TRST is the debut studio album by Canadian electronic music project TR/ST. Self-produced by the band, it was released on February 28, 2012 by Arts & Crafts Productions. The record features "gloomy synth-pop" and "fully-fleshed dark wave" sounds that have been described as "a combination of gothic rock and trance pop."

Critical reception

Upon its release, TRST received generally positive reviews from music critics. At Metacritic, which assigns a normalized rating out of 100 to reviews from critics, the album received an average score of 71, which indicates "generally favorable reviews", based on 13 reviews.

The critics described the music on the album as synth-pop, dark wave, EBM and industrial dance.

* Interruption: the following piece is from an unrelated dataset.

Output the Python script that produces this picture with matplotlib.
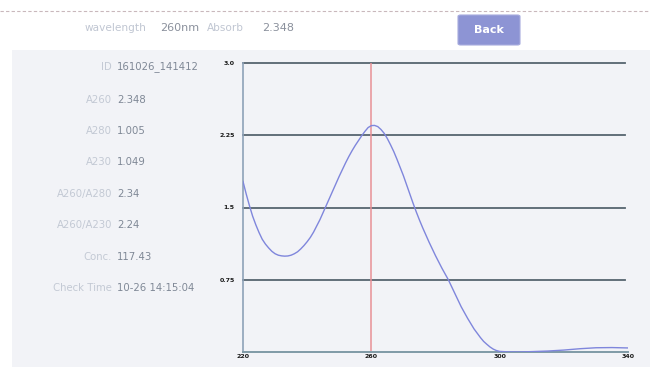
import matplotlib
matplotlib.use("Agg")
import matplotlib.pyplot as plt
from matplotlib.patches import Rectangle, FancyBboxPatch

# ---- data ----
wavelength = list(range(220, 301)) + [303, 306, 310, 315, 320, 325, 330, 335, 340]
absorb = [1.77, 1.64, 1.52, 1.41, 1.32, 1.24, 1.17, 1.12, 1.08, 1.045,
          1.02, 1.005, 0.998, 0.995, 0.997, 1.005, 1.02, 1.04, 1.07, 1.105,
          1.145, 1.19, 1.245, 1.31, 1.375, 1.45, 1.525, 1.60, 1.675, 1.75,
          1.825, 1.895, 1.965, 2.03, 2.09, 2.145, 2.195, 2.245, 2.29, 2.33,
          2.35, 2.352, 2.34, 2.31, 2.27, 2.215, 2.15, 2.08, 2.0, 1.915,
          1.83, 1.735, 1.64, 1.545, 1.455, 1.37, 1.29, 1.215, 1.14, 1.07,
          1.0, 0.935, 0.87, 0.81, 0.75, 0.68, 0.61, 0.54, 0.47, 0.41,
          0.35, 0.295, 0.24, 0.195, 0.15, 0.11, 0.08, 0.052, 0.03, 0.015,
          0.006, 0.001, 0.0, 0.004, 0.01, 0.02, 0.034, 0.044, 0.046, 0.042]
marker_wl = 260
y_ticks = [0.75, 1.5, 2.25, 3.0]
y_tick_labels = ["0.75", "1.5", "2.25", "3.0"]
x_ticks = [220, 260, 300, 340]
x_tick_labels = ["220", "260", "300", "340"]

info_labels = ["ID", "A260", "A280", "A230", "A260/A280", "A260/A230", "Conc.", "Check Time"]
info_values = ["161026_141412", "2.348", "1.005", "1.049", "2.34", "2.24", "117.43", "10-26 14:15:04"]
header_wavelength = "260nm"
header_absorb = "2.348"

W, H = 650, 367
fig = plt.figure(figsize=(W / 100, H / 100), dpi=100)
fig.patch.set_facecolor("white")

def fx(px):
    return px / W

def fy(py):
    return 1 - py / H

# panel background
fig.patches.append(Rectangle((fx(12), 0), fx(650 - 12), fy(50), transform=fig.transFigure,
                             facecolor="#f2f3f7", edgecolor="none", zorder=-10))
# dashed top line
fig.add_artist(plt.Line2D([0, 1], [fy(11), fy(11)], transform=fig.transFigure,
                          color="#c9b8bc", lw=0.8, ls=(0, (3, 2))))

# header texts
fig.text(fx(146), fy(28), "wavelength", color="#c0c6d2", fontsize=7.6, ha="right", va="center")
fig.text(fx(160), fy(28), header_wavelength, color="#8a909c", fontsize=8, ha="left", va="center")
fig.text(fx(207), fy(28), "Absorb", color="#c0c6d2", fontsize=7.6, ha="left", va="center")
fig.text(fx(262), fy(28), header_absorb, color="#8a909c", fontsize=8, ha="left", va="center")

# Back button
fig.patches.append(FancyBboxPatch((fx(458), fy(45)), fx(62), fy(15) - fy(45),
                                  boxstyle="round,pad=0,rounding_size=0.004",
                                  transform=fig.transFigure, facecolor="#8d94d4",
                                  edgecolor="#a7acde", lw=0.8, zorder=-5))
fig.text(fx(489), fy(30), "Back", color="white", fontsize=8, fontweight="bold",
         ha="center", va="center")

# info rows
rows_y = [67, 100, 131, 162, 194, 225, 257, 288]
for lab, val, yy in zip(info_labels, info_values, rows_y):
    fig.text(fx(112), fy(yy), lab, color="#c3c9d4", fontsize=7.3, ha="right", va="center")
    fig.text(fx(117), fy(yy), val, color="#7f8896", fontsize=7.3, ha="left", va="center")

# chart axes
ax = fig.add_axes([fx(243), fy(352), fx(628) - fx(243), fy(63) - fy(352)], zorder=5)
ax.set_facecolor("#f2f3f7")
ax.set_xlim(220, 340)
ax.set_ylim(0, 3.0)
for t in y_ticks:
    ax.axhline(t, xmax=0.992, color="#56656f", lw=1.3, zorder=1, clip_on=False)
ax.axvline(marker_wl, color="#e89096", lw=1.1, zorder=2)
ax.plot(wavelength, absorb, color="#7f86dc", lw=1.0, zorder=3, solid_joinstyle="round")

for s in ["top", "right"]:
    ax.spines[s].set_visible(False)
ax.spines["left"].set_color("#8ea2b8")
ax.spines["left"].set_linewidth(1.2)
ax.spines["bottom"].set_color("#7f9aa6")
ax.spines["bottom"].set_linewidth(1.4)

ax.set_yticks(y_ticks)
ax.set_yticklabels(y_tick_labels)
ax.set_xticks(x_ticks)
ax.set_xticklabels(x_tick_labels)
ax.tick_params(axis="both", length=0, labelsize=4.5, labelcolor="#1a1a1a")
ax.tick_params(axis="y", pad=6)
ax.tick_params(axis="x", pad=1.5)
for lbl in ax.get_xticklabels() + ax.get_yticklabels():
    lbl.set_fontweight("bold")

fig.savefig("out.png", dpi=100, facecolor=fig.get_facecolor())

Consequence of Sound critic Alex Young thought that the band is "crafty enough to pack TRST with enough of their own quirks and curveballs to make for a surprisingly fresh debut, one that'll likely prove difficult to follow." Daniel Slyvester of Exclaim! stated that the album "comes off less conceptual and more song-based than their image suggests," and added: "The truth is Trust are masters of delivery and flawless executioners, proving to be much better mechanics than designers." musicOMH's Tim Lee called the record "a hell of a debut" and "a reminder that as ubiquitous as they may become, there's plenty of life in the old synth yet."

NMEs Kevin "EG" Perry was also positive in his assessment, stating: "Cool kids Trust never want to be seen to be trying too hard, but finale ‘Sulk’ is where it all comes together, like Chromatics with an evil glint in their eye." Benjamin Boles of Now praised the band's stylistic combination of goth rock and trance pop. Pitchforks Larry Fitzmaurice wrote: "While the amount of raw material here may be daunting for some, there are plenty of surprising melodic moments to indulge in."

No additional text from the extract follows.